Has anyone hurt your feelings or insulted you recently? On purpose? Repeatedly? Are you repeating it over and over in your head and stewing? Thinking of a way to ‘get back’? Feeling more tired, stressed, distracted? OK, that’s a lot of questions. Now for some understanding and solutions.
We are all human and have likely hurt others and have been hurt too. Not forgiving is an option but it costs you. The price is high. Holding a grudge impacts us physically and mentally. Feeling angry, defensive and wanting to hurt back emanates from part of our primitive, brain. We are attacked and want to reciprocate, a matter of life and death in the animal world. However, a larger brain enables us to consider threats and explore other options when our life is not in danger. Physically, wallowing in hurt and rage can affect our stress level, blood pressure and heart rate, leading to physical ills and perhaps even a somewhat shorter life expectancy. Prolonged resentment is a mental burden.
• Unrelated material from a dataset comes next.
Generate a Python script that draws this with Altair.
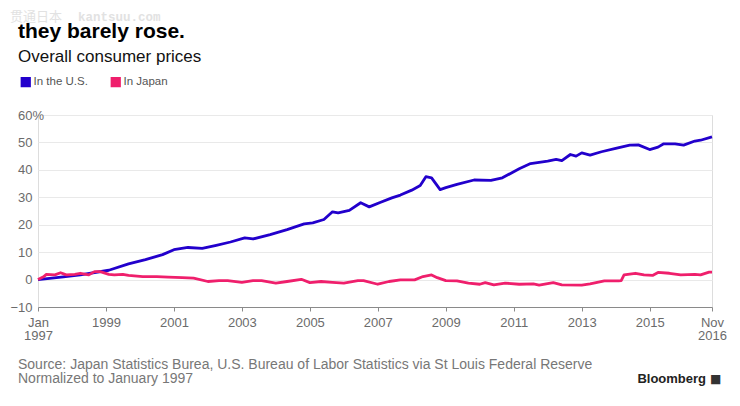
import altair as alt
import pandas as pd

# ---------------- data ----------------
us_dates = ["1997-01", "1997-10", "1998-04", "1999-02", "1999-09", "2000-03", "2000-09",
            "2001-01", "2001-06", "2001-11", "2002-04", "2002-09", "2003-02", "2003-05",
            "2003-11", "2004-05", "2004-11", "2005-02", "2005-06", "2005-09", "2005-11",
            "2006-03", "2006-07", "2006-10", "2007-02", "2007-06", "2007-09", "2008-01",
            "2008-04", "2008-06", "2008-08", "2008-11", "2009-01", "2009-05", "2009-11",
            "2010-05", "2010-09", "2011-03", "2011-07", "2012-01", "2012-04", "2012-06",
            "2012-09", "2012-11", "2013-01", "2013-04", "2013-08", "2014-01", "2014-06",
            "2014-09", "2015-01", "2015-04", "2015-06", "2015-10", "2016-01", "2016-05",
            "2016-07", "2016-11"]
us_values = [0.0, 1.0, 1.7, 3.4, 5.7, 7.3, 9.1,
             10.9, 11.7, 11.4, 12.5, 13.7, 15.2, 14.8,
             16.4, 18.2, 20.3, 20.7, 21.9, 24.7, 24.3,
             25.2, 28.0, 26.5, 28.2, 29.8, 30.8, 32.6,
             34.3, 37.5, 37.1, 32.8, 33.5, 34.7, 36.3,
             36.2, 37.1, 40.4, 42.3, 43.2, 43.8, 43.4,
             45.6, 45.0, 46.2, 45.4, 46.6, 47.8, 49.0,
             49.1, 47.4, 48.3, 49.5, 49.5, 49.0, 50.5,
             50.8, 52.0]

jp_dates = ["1997-01", "1997-03", "1997-04", "1997-07", "1997-09", "1997-11", "1998-02",
            "1998-04", "1998-07", "1998-09", "1998-11", "1999-02", "1999-04", "1999-07",
            "1999-09", "2000-02", "2000-07", "2000-11", "2001-04", "2001-08", "2002-01",
            "2002-05", "2002-08", "2003-01", "2003-05", "2003-08", "2004-01", "2004-05",
            "2004-10", "2005-01", "2005-05", "2005-09", "2006-01", "2006-06", "2006-08",
            "2007-01", "2007-05", "2007-09", "2008-02", "2008-05", "2008-08", "2008-10",
            "2009-01", "2009-05", "2009-09", "2010-01", "2010-03", "2010-06", "2010-10",
            "2011-03", "2011-08", "2011-10", "2012-03", "2012-06", "2013-01", "2013-04",
            "2013-09", "2014-02", "2014-03", "2014-04", "2014-08", "2014-11", "2015-02",
            "2015-04", "2015-08", "2015-12", "2016-05", "2016-07", "2016-10", "2016-11"]
jp_values = [0.0, 1.0, 1.9, 1.7, 2.5, 1.7, 1.9,
             2.3, 1.7, 2.9, 2.9, 1.9, 1.7, 1.9,
             1.5, 1.1, 1.1, 0.9, 0.7, 0.5, -0.7,
             -0.4, -0.4, -1.0, -0.4, -0.4, -1.3, -0.7,
             0.1, -1.1, -0.7, -1.0, -1.3, -0.4, -0.4,
             -1.7, -0.7, -0.1, -0.1, 1.1, 1.7, 0.7,
             -0.4, -0.5, -1.3, -1.7, -1.1, -1.9, -1.3,
             -1.7, -1.6, -2.0, -1.1, -1.9, -2.0, -1.6,
             -0.5, -0.5, -0.4, 1.7, 2.3, 1.7, 1.5,
             2.6, 2.3, 1.7, 1.9, 1.7, 2.7, 2.7]

series_names = ["In the U.S.", "In Japan"]
series_colors = ["#2200cc", "#ef1f6c"]
y_ticks = [-10, 0, 10, 20, 30, 40, 50, 60]
x_tick_years = [1997, 1999, 2001, 2003, 2005, 2007, 2009, 2011, 2013, 2015]

title_text = "they barely rose."
subtitle_text = "Overall consumer prices"
source_lines = ["Source: Japan Statistics Burea, U.S. Bureau of Labor Statistics via St Louis Federal Reserve",
                "Normalized to January 1997"]
brand_text = "Bloomberg"
watermark_cn = "贯通日本"
watermark_en = "kantsuu.com"

FONT = "Liberation Sans"

us_df = pd.DataFrame({"date": [d + "-01T00:00:00" for d in us_dates], "value": us_values,
                      "series": series_names[0]})
jp_df = pd.DataFrame({"date": [d + "-01T00:00:00" for d in jp_dates], "value": jp_values,
                      "series": series_names[1]})
all_df = pd.concat([us_df, jp_df], ignore_index=True)

x_values = [alt.DateTime(year=y, month=1, date=1) for y in x_tick_years] + \
           [alt.DateTime(year=2016, month=11, date=1)]

x_enc = alt.X(
    "date:T",
    title=None,
    scale=alt.Scale(domain=[alt.DateTime(year=1997, month=1, date=1),
                            alt.DateTime(year=2016, month=11, date=1)], nice=False),
    axis=alt.Axis(
        values=x_values,
        labelExpr="year(datum.value) == 1997 ? ['Jan', '1997'] : (year(datum.value) == 2016 ? ['Nov', '2016'] : timeFormat(datum.value, '%Y'))",
        labelLineHeight=13,
        labelFont=FONT, labelFontSize=13, labelColor="#6b6b6b",
        labelPadding=5, labelAlign="center", labelOverlap=False, labelFlush=False,
        grid=False, domainColor="#8a8a8a", tickColor="#8a8a8a", tickSize=4,
        domainWidth=1, tickWidth=1,
    ),
)

y_enc = alt.Y(
    "value:Q",
    title=None,
    scale=alt.Scale(domain=[-10, 60], nice=False, zero=False),
    axis=alt.Axis(
        values=y_ticks,
        labelExpr="datum.value == 60 ? '60%' : datum.label",
        labelFont=FONT, labelFontSize=13, labelColor="#6b6b6b",
        labelPadding={"condition": {"test": "datum.value == 60", "value": -5.5}, "value": 6},
        domain=False, ticks=False,
        grid=True, gridColor="#e9e9e9", gridWidth=1,
    ),
)

color_scale = alt.Scale(domain=series_names, range=series_colors)

legend_layer = alt.Chart(all_df).transform_filter("false").mark_square(
    filled=True, strokeWidth=0, opacity=1
).encode(
    x=x_enc, y=y_enc,
    color=alt.Color("series:N", scale=color_scale, title=None,
                    legend=alt.Legend(orient="none", legendX=-18, legendY=-39,
                                      direction="horizontal", symbolType="square",
                                      symbolSize=105, symbolStrokeWidth=0,
                                      symbolOpacity=1,
                                      labelFont=FONT, labelFontSize=11.5,
                                      labelColor="#555555", labelOffset=2,
                                      columnPadding=22, padding=0)),
)

us_line = alt.Chart(us_df).mark_line(strokeWidth=2.8, strokeJoin="round").encode(
    x=x_enc, y=y_enc,
    color=alt.Color("series:N", scale=color_scale, legend=None),
)
jp_line = alt.Chart(jp_df).mark_line(strokeWidth=2.8, strokeJoin="round").encode(
    x=x_enc, y=y_enc,
    color=alt.Color("series:N", scale=color_scale, legend=None),
)


def text_layer(txt, x, y, size, color, weight="normal", align="left", font=FONT):
    return alt.Chart(pd.DataFrame({"t": [txt]})).mark_text(
        align=align, baseline="alphabetic", fontSize=size, font=font,
        fontWeight=weight, color=color,
    ).encode(x=alt.value(x), y=alt.value(y), text="t:N")


texts = [
    text_layer(watermark_cn, -28, -94, 13, "#e2e2e2", font="Noto Sans CJK SC"),
    text_layer(watermark_en, 40, -94, 12.5, "#e2e2e2", weight="bold", font="Liberation Mono"),
    text_layer(title_text, -20, -77, 21, "#000000", weight="bold"),
    text_layer(subtitle_text, -20, -53, 17, "#111111"),
    text_layer(source_lines[0], -20, 254, 14, "#777777"),
    text_layer(source_lines[1], -20, 268, 14, "#777777"),
    text_layer(brand_text, 668, 268, 13, "#222222", weight="bold", align="right"),
    text_layer("\u25A0", 672, 268, 12, "#333333", font="DejaVu Sans"),
]

chart = alt.layer(legend_layer, us_line, jp_line, *texts).properties(
    width=674, height=192,
    autosize=alt.AutoSizeParams(type="none"),
    padding={"left": 30, "top": 107, "right": 20, "bottom": 91},
).configure_view(strokeWidth=0).configure(background="white")

chart.save("out.html", embed_options={"renderer": "svg", "actions": False})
Forgiveness is a state of mind and enhances our self-esteem and mental health. To forgive someone is not releasing them from their negative words or behavior. It is simply letting go of whatever had a negative impact on us. We can only control our words and behavior and, therefore, free ourselves from the burden of trying to change someone else. We can speak up and let the other person know about the impact on us, ie, not being passive and a victim. If that other person persists, it can be useful to share what occurred to a trusted family member, friend, spiritual guide or therapist. But, then, we need to stop licking our wounds and choose to see the beauty in life and other relationships. Forgiveness allows us the power not to get stuck in the negative. It can free us and bring back peace of mind.
- Understand that it is a process and can take time. It gets better with practice.
- Note how your anger and resentment hurts you.
- Decide who/what needs forgiveness.
- Review and try to understand their position.
- Don’t give them control over your feelings
- Don’t be a victim.
- See the value of forgiving and know that it greatly improves your life.
Buddha said that holding on to anger is like grasping a hot coal with the intention of throwing it at someone else, But you are the one who gets burned. I say “Toss the coal on the fireplace and enjoy the glow in your life.